Supplied material —
******
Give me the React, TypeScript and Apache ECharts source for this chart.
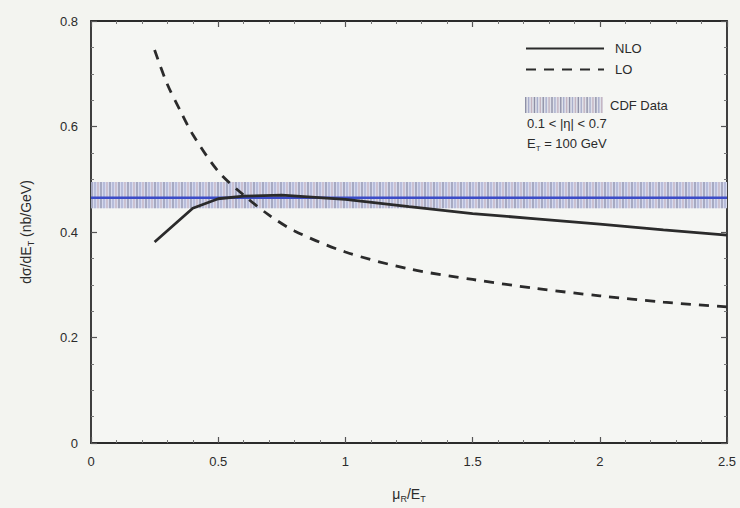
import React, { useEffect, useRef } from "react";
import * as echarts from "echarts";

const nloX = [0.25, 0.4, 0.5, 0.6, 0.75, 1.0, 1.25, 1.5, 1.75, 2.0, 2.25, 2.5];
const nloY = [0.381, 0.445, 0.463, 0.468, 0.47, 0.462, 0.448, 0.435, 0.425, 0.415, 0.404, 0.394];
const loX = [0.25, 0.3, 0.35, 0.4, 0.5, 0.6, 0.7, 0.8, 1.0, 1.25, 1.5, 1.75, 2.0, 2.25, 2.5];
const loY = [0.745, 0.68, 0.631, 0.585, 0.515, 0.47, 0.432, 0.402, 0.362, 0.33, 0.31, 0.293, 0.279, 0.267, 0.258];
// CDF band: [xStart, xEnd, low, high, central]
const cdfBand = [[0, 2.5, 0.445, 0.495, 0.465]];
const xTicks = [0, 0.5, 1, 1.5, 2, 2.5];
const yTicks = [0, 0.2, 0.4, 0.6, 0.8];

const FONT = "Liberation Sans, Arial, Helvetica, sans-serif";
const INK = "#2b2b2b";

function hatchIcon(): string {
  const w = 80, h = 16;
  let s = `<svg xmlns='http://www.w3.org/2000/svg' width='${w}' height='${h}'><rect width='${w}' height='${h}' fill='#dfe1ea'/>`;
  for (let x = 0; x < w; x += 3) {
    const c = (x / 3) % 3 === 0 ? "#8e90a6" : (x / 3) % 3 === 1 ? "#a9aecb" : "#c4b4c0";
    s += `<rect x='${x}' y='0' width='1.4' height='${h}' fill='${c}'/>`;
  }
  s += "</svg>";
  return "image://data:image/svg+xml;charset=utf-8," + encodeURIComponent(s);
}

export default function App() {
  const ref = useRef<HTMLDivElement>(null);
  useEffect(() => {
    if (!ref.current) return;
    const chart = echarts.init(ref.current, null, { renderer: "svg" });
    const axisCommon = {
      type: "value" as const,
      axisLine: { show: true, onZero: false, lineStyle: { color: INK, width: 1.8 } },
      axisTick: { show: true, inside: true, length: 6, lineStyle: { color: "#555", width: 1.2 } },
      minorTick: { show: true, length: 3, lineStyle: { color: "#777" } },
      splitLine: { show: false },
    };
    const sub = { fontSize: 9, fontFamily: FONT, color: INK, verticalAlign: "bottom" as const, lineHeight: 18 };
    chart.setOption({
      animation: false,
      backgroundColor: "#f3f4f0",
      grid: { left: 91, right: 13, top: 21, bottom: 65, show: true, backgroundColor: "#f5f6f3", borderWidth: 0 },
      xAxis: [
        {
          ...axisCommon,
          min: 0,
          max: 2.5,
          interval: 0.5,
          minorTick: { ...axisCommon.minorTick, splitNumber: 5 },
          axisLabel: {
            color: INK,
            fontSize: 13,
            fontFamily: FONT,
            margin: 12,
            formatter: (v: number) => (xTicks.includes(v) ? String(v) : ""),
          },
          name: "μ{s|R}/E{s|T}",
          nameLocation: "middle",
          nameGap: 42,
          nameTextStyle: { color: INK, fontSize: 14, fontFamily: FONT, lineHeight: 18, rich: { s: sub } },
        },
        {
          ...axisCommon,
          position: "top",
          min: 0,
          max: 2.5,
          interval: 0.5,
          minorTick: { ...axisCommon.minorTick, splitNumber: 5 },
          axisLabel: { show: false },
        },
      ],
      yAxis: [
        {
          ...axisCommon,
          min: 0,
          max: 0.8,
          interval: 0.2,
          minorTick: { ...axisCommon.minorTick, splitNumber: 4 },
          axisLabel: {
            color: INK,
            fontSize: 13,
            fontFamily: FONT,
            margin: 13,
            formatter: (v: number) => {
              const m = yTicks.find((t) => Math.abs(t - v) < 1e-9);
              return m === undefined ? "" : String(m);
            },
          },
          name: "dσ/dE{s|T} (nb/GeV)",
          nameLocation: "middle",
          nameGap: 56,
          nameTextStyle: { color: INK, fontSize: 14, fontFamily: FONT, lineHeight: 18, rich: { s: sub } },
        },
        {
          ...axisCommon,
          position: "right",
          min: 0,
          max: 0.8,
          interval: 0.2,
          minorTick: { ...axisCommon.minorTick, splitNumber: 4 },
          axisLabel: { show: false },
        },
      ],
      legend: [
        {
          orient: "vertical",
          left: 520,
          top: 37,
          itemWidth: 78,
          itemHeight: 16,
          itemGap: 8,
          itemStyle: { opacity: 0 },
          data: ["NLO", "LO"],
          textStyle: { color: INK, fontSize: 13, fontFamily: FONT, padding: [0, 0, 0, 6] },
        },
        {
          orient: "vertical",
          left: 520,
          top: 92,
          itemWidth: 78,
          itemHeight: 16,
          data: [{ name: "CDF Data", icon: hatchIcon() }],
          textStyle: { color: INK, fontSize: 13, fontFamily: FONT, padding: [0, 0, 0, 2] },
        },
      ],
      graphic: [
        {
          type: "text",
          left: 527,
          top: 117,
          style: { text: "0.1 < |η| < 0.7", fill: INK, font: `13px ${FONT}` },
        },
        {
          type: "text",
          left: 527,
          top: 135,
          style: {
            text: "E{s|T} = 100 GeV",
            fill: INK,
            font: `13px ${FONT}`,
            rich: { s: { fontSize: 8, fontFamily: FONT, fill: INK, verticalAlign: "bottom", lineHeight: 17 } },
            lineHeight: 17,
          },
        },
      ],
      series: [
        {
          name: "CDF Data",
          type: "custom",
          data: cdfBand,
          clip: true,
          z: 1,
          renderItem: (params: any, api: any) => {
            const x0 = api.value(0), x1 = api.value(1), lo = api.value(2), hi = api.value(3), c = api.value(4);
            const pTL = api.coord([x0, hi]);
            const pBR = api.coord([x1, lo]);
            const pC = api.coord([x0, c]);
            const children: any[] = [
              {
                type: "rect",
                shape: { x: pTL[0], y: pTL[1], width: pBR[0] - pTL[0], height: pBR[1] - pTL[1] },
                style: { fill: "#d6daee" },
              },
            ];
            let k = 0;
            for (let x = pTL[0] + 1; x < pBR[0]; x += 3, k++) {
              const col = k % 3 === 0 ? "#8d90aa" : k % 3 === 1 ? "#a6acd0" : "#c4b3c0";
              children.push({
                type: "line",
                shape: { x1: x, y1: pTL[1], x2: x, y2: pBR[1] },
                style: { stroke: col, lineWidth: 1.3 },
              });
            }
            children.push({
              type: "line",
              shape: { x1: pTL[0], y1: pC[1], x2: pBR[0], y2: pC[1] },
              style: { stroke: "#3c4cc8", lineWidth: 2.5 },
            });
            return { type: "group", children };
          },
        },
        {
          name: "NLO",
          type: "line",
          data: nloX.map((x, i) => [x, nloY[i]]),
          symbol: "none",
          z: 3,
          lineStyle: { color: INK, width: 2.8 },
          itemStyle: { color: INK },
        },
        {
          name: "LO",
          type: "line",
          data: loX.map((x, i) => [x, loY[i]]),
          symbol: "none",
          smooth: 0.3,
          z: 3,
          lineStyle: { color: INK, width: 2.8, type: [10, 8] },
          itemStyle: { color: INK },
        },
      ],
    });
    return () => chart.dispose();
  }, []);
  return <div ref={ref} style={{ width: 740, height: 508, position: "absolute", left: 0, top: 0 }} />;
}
******
Request —
Leave out any pictures, please, and quote only the lines from the top of the data through the line that contains "import * as".

The response —
Give me the React, TypeScript and Apache ECharts source for this chart.
import React, { useEffect, useRef } from "react";
import * as echarts from "echarts";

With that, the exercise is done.